Running the above command will output something that resembles the following:

[client.coin]
key = AQDS28fdsfsadasNRAA4ZwsDWYRDfI2Zw+6Dji1Lg==

This key is used to access the Ceph File System and where necessary you can backup and share this generated key with the authorised user if you are the system administrator. If you lost it, the key can be regenerated or re-retrieved using ceph auth ls or ceph auth get client.alvin for individual users.

15. Mount CephFS on Client

Congratulations, you have successfully deployed a Ceph File System 🎉 ! All that is left to do is to mount the file system.

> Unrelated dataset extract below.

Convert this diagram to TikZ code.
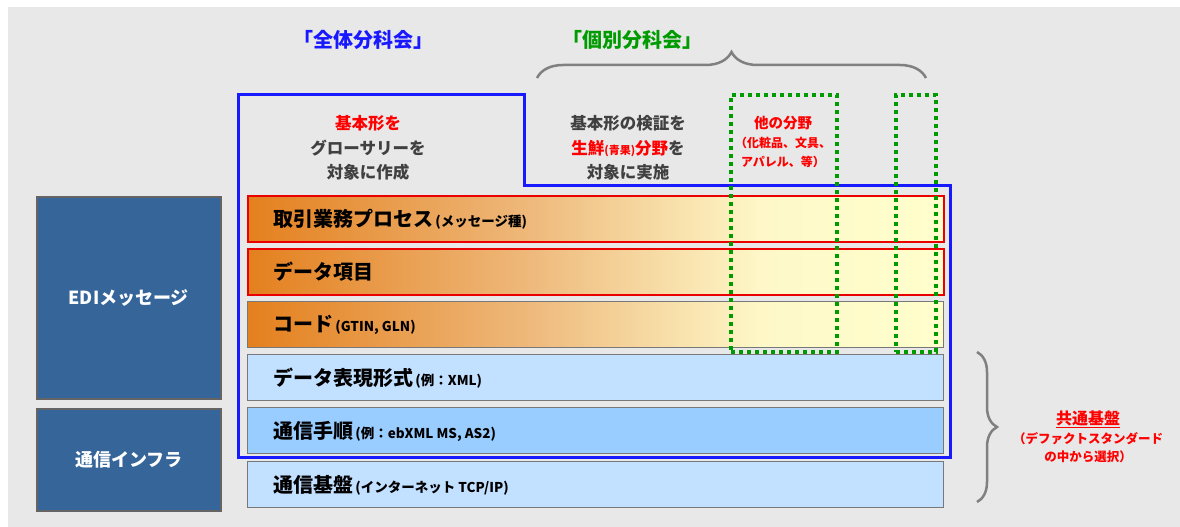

mount -t ceph 10.2.214.1:6789:/ /data/cephfs -o name=client.alvin,secret=AQDS28fdsfsadasNRAA4ZwsDWYRDfI2Zw+6Dji1Lg==
setfattr -n ceph.dir.layout.pool -v cephfs.ec.data /data/cephfs/ec

If you need the mounting to be persistent across reboots, you can use modify the /etc/fstab file with the following:

10.2.220.4:6789,10.2.220.5:6789,10.2.220.6:6789:/ /data/ceph/cephfs/EC ceph name=alvin,_netdev,noatime,secret=AQDS28fdsfsadasNRAA4ZwsDWYRDfI2Zw+6Dji1Lg== 00
                
# Then trigger a mount with the following command
mount -a

Afterword

Deploying a Ceph cluster is often regarded as the simplest part of the journey; the real challenge lies in determining the optimal configurations that align with your specific data types and requirements. This crucial step demands thorough research and careful consideration, as the right settings can significantly impact performance, fault tolerance, and overall reliability.

Over the past three months, I have rigorously tested the performance of Bitdeer's Ceph cluster along side several other engineers. Our aim was to establish a robust and fault-tolerant alternative to Qiniu, which had previously encountered issues with self-healing. Through meticulous evaluation and experimentation, we sought to identify the most effective configurations for our Filecoin mining operations.

To ensure a comprehensive assessment, we utilised Vdbench, a powerful tool that stress-tests the cluster to its limits - unfortunately it is no longer being actively maintained and there are certain syntax bugs that are not well documented. Nevertheless, this allowed us to gather valuable insights into performance metrics and make informed decisions about the best configurations for our specific use case.